My question..I used a uni to uni knot to join my two lines together will this suffice?


----------



## bigfost (Oct 11, 2004)

Justin_Smithey said:


> I just recently aquired a penn 6/0 and backed it with 500yds of 100# braid with a topshot of 100yds of 80# mono..
> My question..I used a uni to uni knot to join my two lines together will this suffice?


If tied properly, yes. Braid is "slicker" so you normally will want to put more turns in it than in mono. In other words, if you normally tie a uni in mono using five turns, put 8 or 10 in the braid. I usually use twice the number of turns as I do in mono.

Having said all that, I personally prefer the blood knot for joining most lines. It's not necessarily better, it's just a knot I learned early on and have been tying it for decades. I can tie it with my eyes closed.


----------



## Justin_Smithey (Aug 26, 2011)

bigfost said:


> If tied properly, yes. Braid is "slicker" so you normally will want to put more turns in it than in mono. In other words, if you normally tie a uni in mono using five turns, put 8 or 10 in the braid. I usually use twice the number of turns as I do in mono.
> 
> Having said all that, I personally prefer the blood knot for joining most lines. It's not necessarily better, it's just a knot I learned early on and have been tying it for decades. I can tie it with my eyes closed.


Thank you for the info sir!


----------



## CootHammer (Jan 10, 2012)

What brand Braided line do you guys prefer?


----------



## bigfost (Oct 11, 2004)

I just use what I can find for a decent price.
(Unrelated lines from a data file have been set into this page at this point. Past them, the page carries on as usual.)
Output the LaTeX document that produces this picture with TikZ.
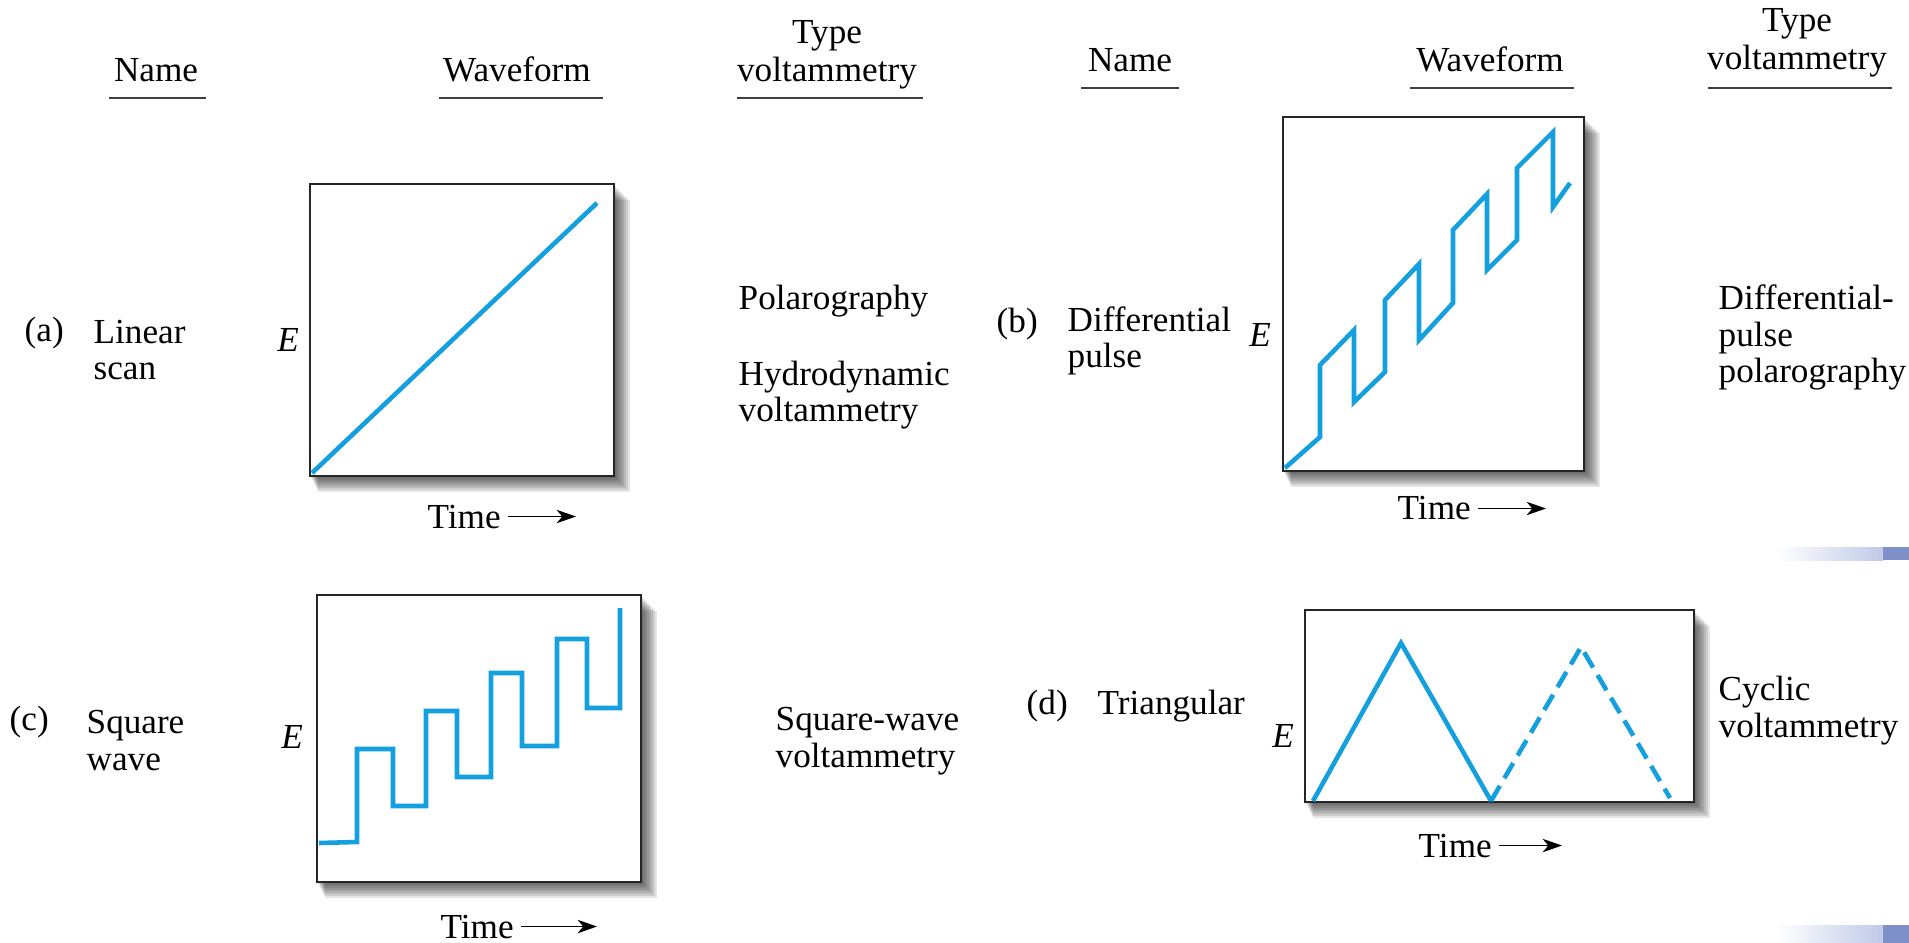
\documentclass[tikz,border=0pt]{standalone}
\usepackage{fontspec}
\setmainfont{Liberation Serif}
\usetikzlibrary{arrows.meta}
\definecolor{wave}{RGB}{20,160,222}
\definecolor{barblue}{RGB}{125,145,200}
\definecolor{barlight}{RGB}{192,202,232}

% framed plot with a soft shadow: x1 y1 x2 y2
\newcommand{\wavebox}[4]{%
  \foreach \d in {2,4,...,16} \fill[black,opacity=0.1] (#1+0.5*\d,#2+\d) rectangle (#3+\d,#4+\d);
  \fill[white] (#1,#2) rectangle (#3,#4);
  \draw[boxline] (#1,#2) rectangle (#3,#4);}

\begin{document}
\begin{tikzpicture}[x=0.01cm,y=-0.01cm,
  txt/.style={anchor=base west,inner sep=0pt,align=left,font=\fontsize{10}{10.5}\selectfont},
  hd/.style={anchor=base,inner sep=0pt,align=center,font=\fontsize{10}{11}\selectfont},
  ee/.style={anchor=base,inner sep=0pt,font=\itshape},
  uline/.style={black!75,line width=0.7pt},
  boxline/.style={black!85,line width=0.6pt},
  wv/.style={wave,line width=1.3pt},
  tarrow/.style={-{Stealth[length=5.5pt,width=3.8pt,inset=1.6pt]},line width=0.5pt}]
  \useasboundingbox (0,0) rectangle (1909,943);

  % slide bars at the right edge
  \shade[left color=white,right color=barlight] (1776,547) rectangle (1883,560); \fill[barblue] (1883,547) rectangle (1909,560);
  \shade[left color=white,right color=barlight] (1776,925) rectangle (1883,943); \fill[barblue] (1883,925) rectangle (1909,943);

  % column heads (base = last line)
  \node[hd] (nameL) at (156,82) {Name}; \node[hd] (waveL) at (517,82) {Waveform}; \node[hd] (typeL) at (827,82) {Type\\voltammetry};
  \draw[uline] (109,98) -- (206,98); \draw[uline] (439,98) -- (603,98); \draw[uline] (737,98) -- (923,98);
  \node[hd] (nameR) at (1130,72) {Name}; \node[hd] (waveR) at (1490,72) {Waveform}; \node[hd] (typeR) at (1797,70) {Type\\voltammetry};
  \draw[uline] (1081,88) -- (1179,88); \draw[uline] (1410,88) -- (1574,88); \draw[uline] (1708,88) -- (1892,88);

  % (a) linear scan
  \node[txt] (tagA) at (24,342) {(a)}; \node[txt] (nmA) at (93,380) {Linear\\scan};
  \node[ee] (eA) at (288,352) {E};
  \wavebox{310}{184}{614}{476}
  \draw[wv] (312,473) -- (597,203);
  \node[txt] (timeA) at (427,528) {Time}; \coordinate (tipA) at (576,0);
  \draw[tarrow] ([xshift=2pt]timeA.east) -- (tipA |- timeA.east);
  \node[txt] (useA) at (738,310) {Polarography}; \node[txt] (useA2) at (738,422) {Hydrodynamic\\voltammetry};

  % (b) differential pulse
  \node[txt] (tagB) at (996,333) {(b)}; \node[txt] (nmB) at (1067,368) {Differential\\pulse};
  \node[ee] (eB) at (1260,347) {E};
  \wavebox{1283}{117}{1584}{471}
  \draw[wv] (1285,468) -- (1320,437) -- (1320,365) -- (1354,330) -- (1354,402) -- (1385,372) -- (1385,300) -- (1419,264) -- (1419,340)
    -- (1453,303) -- (1453,230) -- (1487,194) -- (1487,270) -- (1517,240) -- (1517,168) -- (1553,132) -- (1553,207) -- (1570,183);
  \node[txt] (timeB) at (1397,520) {Time}; \coordinate (tipB) at (1546,0);
  \draw[tarrow] ([xshift=2pt]timeB.east) -- (tipB |- timeB.east);
  \node[txt] (useB) at (1718,383) {Differential-\\pulse\\polarography};

  % (c) square wave
  \node[txt] (tagC) at (9,730) {(c)}; \node[txt] (nmC) at (86,770) {Square\\wave};
  \node[ee] (eC) at (292,748) {E};
  \wavebox{317}{595}{641}{882}
  \draw[wv] (319,843) -- (357,842) -- (357,749) -- (393,749) -- (393,806) -- (426,806) -- (426,711) -- (457,711) -- (457,777) -- (491,777)
    -- (491,673) -- (522,673) -- (522,746) -- (557,746) -- (557,639) -- (587,639) -- (587,708) -- (620,708) -- (620,608);
  \node[txt] (timeC) at (440,938) {Time}; \coordinate (tipC) at (597,0);
  \draw[tarrow] ([xshift=2pt]timeC.east) -- (tipC |- timeC.east);
  \node[txt] (useC) at (775,767) {Square-wave\\voltammetry};

  % (d) triangular
  \node[txt] (tagD) at (1026,714) {(d)}; \node[txt] (nmD) at (1097,714) {Triangular};
  \node[ee] (eD) at (1283,747) {E};
  \wavebox{1305}{610}{1694}{802}
  \draw[wv] (1313,801) -- (1401,643) -- (1491,801);
  \draw[wv,dash pattern=on 5pt off 2.5pt] (1491,801) -- (1581,647) -- (1670,798);
  \node[txt] (timeD) at (1418,857) {Time}; \coordinate (tipD) at (1562,0);
  \draw[tarrow] ([xshift=2pt]timeD.east) -- (tipD |- timeD.east);
  \node[txt] (useD) at (1718,737) {Cyclic\\voltammetry};
\end{tikzpicture}
\end{document}
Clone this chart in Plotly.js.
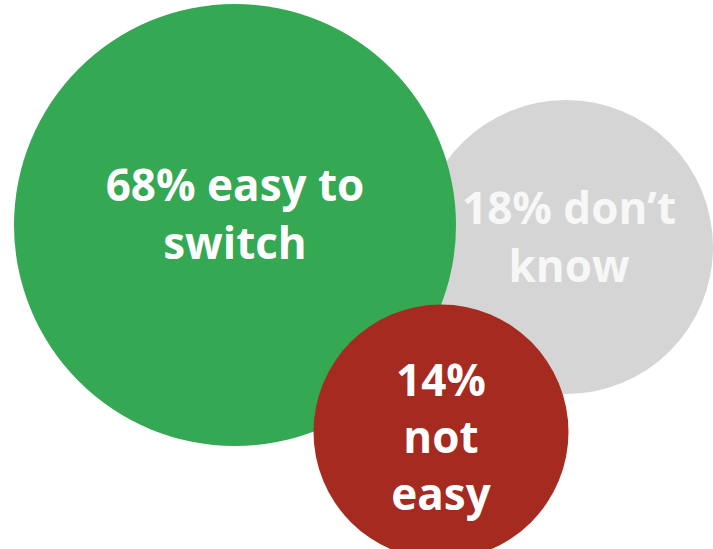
<!DOCTYPE html>
<html>
<head>
<meta charset="utf-8">
<script src="https://cdn.plot.ly/plotly-3.0.1.min.js"></script>
<style>html,body{margin:0;padding:0;background:#fff;}#chart{width:713px;height:549px;}</style>
</head>
<body>
<div id="chart"></div>
<script>
// Data
const categories = ["easy to switch", "don\u2019t know", "not easy"];
const shares = [68, 18, 14];
const labels = ["68% easy to<br>switch", "18% don\u2019t<br>know", "14%<br>not<br>easy"];

// Layout spec (positions in pixel-space axes, sizes = diameters in px)
const bubbleX = [235, 566, 441];
const bubbleY = [225, 247, 432];
const bubbleD = [442, 294, 255];
const colors = ["#34A853", "#D5D5D5", "#A52A1F"];
const textColors = ["#FFFFFF", "#F7F7F7", "#FFFFFF"];
const labelX = [235, 569, 441];
const labelY = [219, 242, 442];

// draw order: gray, green, red
const order = [1, 0, 2];
const traces = [];
order.forEach(i => {
  traces.push({
    type: "scatter", mode: "markers",
    x: [bubbleX[i]], y: [bubbleY[i]],
    marker: {size: bubbleD[i], color: colors[i], line: {width: 0}, opacity: 1},
    name: categories[i] + " (" + shares[i] + "%)",
    hoverinfo: "name", showlegend: false
  });
});
order.forEach(i => {
  traces.push({
    type: "scatter", mode: "text",
    x: [labelX[i]], y: [labelY[i]],
    text: [labels[i]],
    textposition: "middle center",
    textfont: {family: "Open Sans, sans-serif", size: 44, color: textColors[i], weight: 700},
    hoverinfo: "skip", showlegend: false
  });
});

const layout = {
  width: 713, height: 549,
  margin: {l: 0, r: 0, t: 0, b: 0},
  paper_bgcolor: "#ffffff", plot_bgcolor: "#ffffff",
  xaxis: {range: [0, 713], visible: false, fixedrange: true},
  yaxis: {range: [549, 0], visible: false, fixedrange: true},
  showlegend: false
};
Plotly.newPlot("chart", traces, layout, {displayModeBar: false, staticPlot: true});
</script>
</body>
</html>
I've got Power Pro and Western Tuf Line on my reels right now.


----------



## troutless (Feb 17, 2006)

I have been fishing with Suffix 832 and I like it better than Power Pro, and seems to be rounder.


----------



## Txfirenfish (Jan 8, 2005)

bigfost said:


> I just use what I can find for a decent price. I've got Power Pro and Western Tuf Line on my reels right now.


still want to hit the jetties old friend?


----------



## bigfost (Oct 11, 2004)

Txfirenfish said:


> still want to hit the jetties old friend?


You bet Johnny. I'll just have to fit it into my work schedule. I'm working a lot of OT right now.


----------